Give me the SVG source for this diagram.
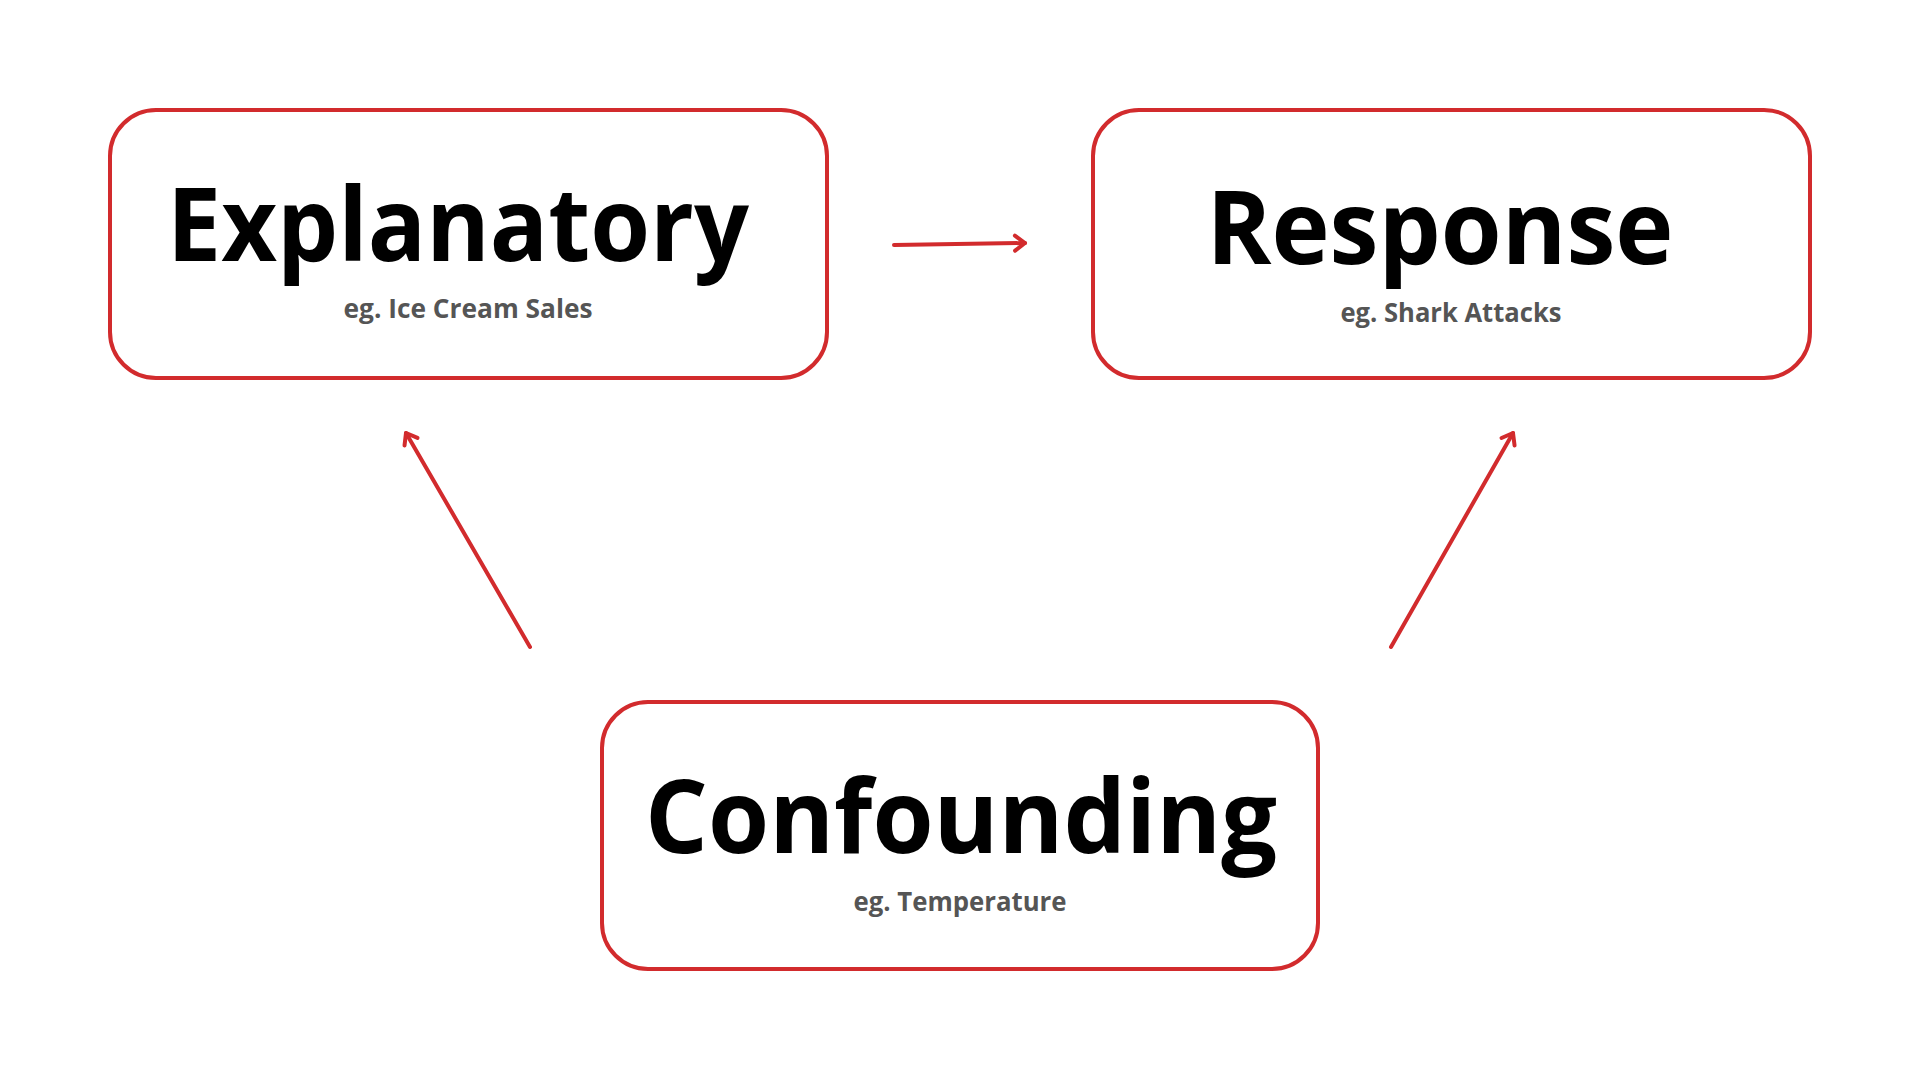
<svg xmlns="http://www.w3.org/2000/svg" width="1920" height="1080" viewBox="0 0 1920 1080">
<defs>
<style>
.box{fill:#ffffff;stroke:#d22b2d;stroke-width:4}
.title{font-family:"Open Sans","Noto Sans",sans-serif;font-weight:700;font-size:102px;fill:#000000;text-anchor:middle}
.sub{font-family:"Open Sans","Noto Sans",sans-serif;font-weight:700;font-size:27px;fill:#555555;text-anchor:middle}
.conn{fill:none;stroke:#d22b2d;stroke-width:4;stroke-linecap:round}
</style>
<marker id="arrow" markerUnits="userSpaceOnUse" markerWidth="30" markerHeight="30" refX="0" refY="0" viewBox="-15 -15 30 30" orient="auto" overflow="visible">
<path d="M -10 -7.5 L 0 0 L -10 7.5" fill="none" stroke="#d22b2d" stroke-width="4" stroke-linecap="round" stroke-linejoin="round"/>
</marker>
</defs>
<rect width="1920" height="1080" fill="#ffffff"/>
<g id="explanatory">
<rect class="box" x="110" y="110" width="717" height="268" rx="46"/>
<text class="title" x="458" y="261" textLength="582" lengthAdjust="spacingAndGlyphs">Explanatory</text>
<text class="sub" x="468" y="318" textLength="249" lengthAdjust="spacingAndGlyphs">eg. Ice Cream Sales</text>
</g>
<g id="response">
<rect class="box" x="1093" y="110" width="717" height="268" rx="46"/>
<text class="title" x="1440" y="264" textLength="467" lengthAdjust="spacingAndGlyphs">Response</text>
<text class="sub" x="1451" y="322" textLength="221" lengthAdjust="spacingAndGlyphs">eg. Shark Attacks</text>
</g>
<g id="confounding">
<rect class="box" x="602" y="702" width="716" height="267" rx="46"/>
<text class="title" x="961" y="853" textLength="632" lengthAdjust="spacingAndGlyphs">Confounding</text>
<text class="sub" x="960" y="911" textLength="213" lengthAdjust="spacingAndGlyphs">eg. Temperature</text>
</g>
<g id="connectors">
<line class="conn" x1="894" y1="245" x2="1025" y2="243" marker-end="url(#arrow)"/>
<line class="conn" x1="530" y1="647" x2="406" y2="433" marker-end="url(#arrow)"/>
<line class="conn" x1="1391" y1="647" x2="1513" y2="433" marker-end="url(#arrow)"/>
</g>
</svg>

▸ WHAT THE TASK REQUIRES
Pictures excluded, quote all the data above exactly.

▸ TASK RESULT
Give me the SVG source for this diagram.
<svg xmlns="http://www.w3.org/2000/svg" width="1920" height="1080" viewBox="0 0 1920 1080">
<defs>
<style>
.box{fill:#ffffff;stroke:#d22b2d;stroke-width:4}
.title{font-family:"Open Sans","Noto Sans",sans-serif;font-weight:700;font-size:102px;fill:#000000;text-anchor:middle}
.sub{font-family:"Open Sans","Noto Sans",sans-serif;font-weight:700;font-size:27px;fill:#555555;text-anchor:middle}
.conn{fill:none;stroke:#d22b2d;stroke-width:4;stroke-linecap:round}
</style>
<marker id="arrow" markerUnits="userSpaceOnUse" markerWidth="30" markerHeight="30" refX="0" refY="0" viewBox="-15 -15 30 30" orient="auto" overflow="visible">
<path d="M -10 -7.5 L 0 0 L -10 7.5" fill="none" stroke="#d22b2d" stroke-width="4" stroke-linecap="round" stroke-linejoin="round"/>
</marker>
</defs>
<rect width="1920" height="1080" fill="#ffffff"/>
<g id="explanatory">
<rect class="box" x="110" y="110" width="717" height="268" rx="46"/>
<text class="title" x="458" y="261" textLength="582" lengthAdjust="spacingAndGlyphs">Explanatory</text>
<text class="sub" x="468" y="318" textLength="249" lengthAdjust="spacingAndGlyphs">eg. Ice Cream Sales</text>
</g>
<g id="response">
<rect class="box" x="1093" y="110" width="717" height="268" rx="46"/>
<text class="title" x="1440" y="264" textLength="467" lengthAdjust="spacingAndGlyphs">Response</text>
<text class="sub" x="1451" y="322" textLength="221" lengthAdjust="spacingAndGlyphs">eg. Shark Attacks</text>
</g>
<g id="confounding">
<rect class="box" x="602" y="702" width="716" height="267" rx="46"/>
<text class="title" x="961" y="853" textLength="632" lengthAdjust="spacingAndGlyphs">Confounding</text>
<text class="sub" x="960" y="911" textLength="213" lengthAdjust="spacingAndGlyphs">eg. Temperature</text>
</g>
<g id="connectors">
<line class="conn" x1="894" y1="245" x2="1025" y2="243" marker-end="url(#arrow)"/>
<line class="conn" x1="530" y1="647" x2="406" y2="433" marker-end="url(#arrow)"/>
<line class="conn" x1="1391" y1="647" x2="1513" y2="433" marker-end="url(#arrow)"/>
</g>
</svg>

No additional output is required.